:: Exercise ::
Look through the data below and report how many lines include "with". Only the number should be given.

:: Supplied data ::

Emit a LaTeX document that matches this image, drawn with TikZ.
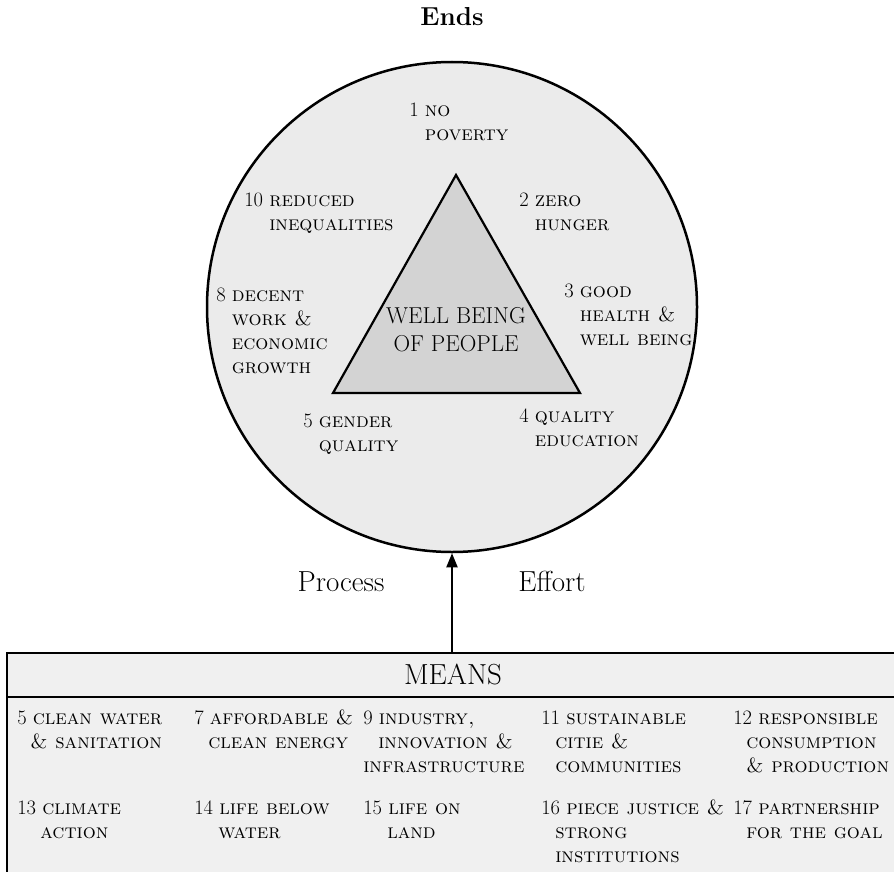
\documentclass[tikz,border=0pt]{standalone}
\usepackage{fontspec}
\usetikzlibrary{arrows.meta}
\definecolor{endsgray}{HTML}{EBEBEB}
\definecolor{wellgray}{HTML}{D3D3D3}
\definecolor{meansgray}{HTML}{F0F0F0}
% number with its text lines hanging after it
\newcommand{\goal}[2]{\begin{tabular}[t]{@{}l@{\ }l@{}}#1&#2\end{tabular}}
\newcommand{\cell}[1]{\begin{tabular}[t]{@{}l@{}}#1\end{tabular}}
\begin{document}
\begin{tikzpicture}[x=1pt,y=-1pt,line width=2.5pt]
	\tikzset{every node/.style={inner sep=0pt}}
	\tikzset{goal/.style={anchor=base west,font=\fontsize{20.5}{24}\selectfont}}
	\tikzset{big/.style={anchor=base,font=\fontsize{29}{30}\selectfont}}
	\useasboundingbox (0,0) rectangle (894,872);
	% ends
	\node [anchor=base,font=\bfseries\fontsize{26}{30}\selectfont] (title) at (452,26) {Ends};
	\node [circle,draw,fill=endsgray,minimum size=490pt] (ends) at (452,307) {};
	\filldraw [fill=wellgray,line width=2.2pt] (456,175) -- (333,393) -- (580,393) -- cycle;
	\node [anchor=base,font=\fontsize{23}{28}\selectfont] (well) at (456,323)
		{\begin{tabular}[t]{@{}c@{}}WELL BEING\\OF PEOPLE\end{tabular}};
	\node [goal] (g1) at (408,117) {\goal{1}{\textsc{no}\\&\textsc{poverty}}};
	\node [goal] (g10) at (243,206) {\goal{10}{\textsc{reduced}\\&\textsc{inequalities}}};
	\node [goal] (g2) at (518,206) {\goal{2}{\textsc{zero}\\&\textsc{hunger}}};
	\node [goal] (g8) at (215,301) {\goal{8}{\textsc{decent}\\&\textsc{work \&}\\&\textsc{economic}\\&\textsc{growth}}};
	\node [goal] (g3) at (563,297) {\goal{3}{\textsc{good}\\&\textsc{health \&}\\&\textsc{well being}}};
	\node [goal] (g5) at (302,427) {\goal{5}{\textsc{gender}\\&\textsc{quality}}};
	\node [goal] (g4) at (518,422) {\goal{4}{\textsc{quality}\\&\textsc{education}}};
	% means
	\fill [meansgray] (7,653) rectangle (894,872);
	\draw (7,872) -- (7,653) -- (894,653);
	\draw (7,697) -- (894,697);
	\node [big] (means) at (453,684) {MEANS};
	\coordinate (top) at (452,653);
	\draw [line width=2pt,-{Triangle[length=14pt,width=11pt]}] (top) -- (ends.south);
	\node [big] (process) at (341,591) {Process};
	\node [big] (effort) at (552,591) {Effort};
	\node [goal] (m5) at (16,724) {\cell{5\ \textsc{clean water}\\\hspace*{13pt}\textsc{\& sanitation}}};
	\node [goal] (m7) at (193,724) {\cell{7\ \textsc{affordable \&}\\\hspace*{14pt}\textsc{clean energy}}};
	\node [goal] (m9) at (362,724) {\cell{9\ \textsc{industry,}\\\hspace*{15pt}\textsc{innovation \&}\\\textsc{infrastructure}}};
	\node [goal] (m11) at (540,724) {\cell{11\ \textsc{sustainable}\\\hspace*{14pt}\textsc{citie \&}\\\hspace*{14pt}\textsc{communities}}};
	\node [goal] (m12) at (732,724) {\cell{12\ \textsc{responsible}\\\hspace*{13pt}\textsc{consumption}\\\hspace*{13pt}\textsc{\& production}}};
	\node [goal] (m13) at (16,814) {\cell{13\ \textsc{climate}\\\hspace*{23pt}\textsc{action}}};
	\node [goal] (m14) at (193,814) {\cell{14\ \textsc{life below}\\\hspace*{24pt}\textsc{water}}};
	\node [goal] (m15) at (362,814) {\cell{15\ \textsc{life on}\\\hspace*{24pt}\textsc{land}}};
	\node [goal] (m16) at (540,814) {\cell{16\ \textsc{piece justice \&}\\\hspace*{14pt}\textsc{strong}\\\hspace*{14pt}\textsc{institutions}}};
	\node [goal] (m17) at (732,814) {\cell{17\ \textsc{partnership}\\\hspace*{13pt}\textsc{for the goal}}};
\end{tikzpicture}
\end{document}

:: Written answer ::
2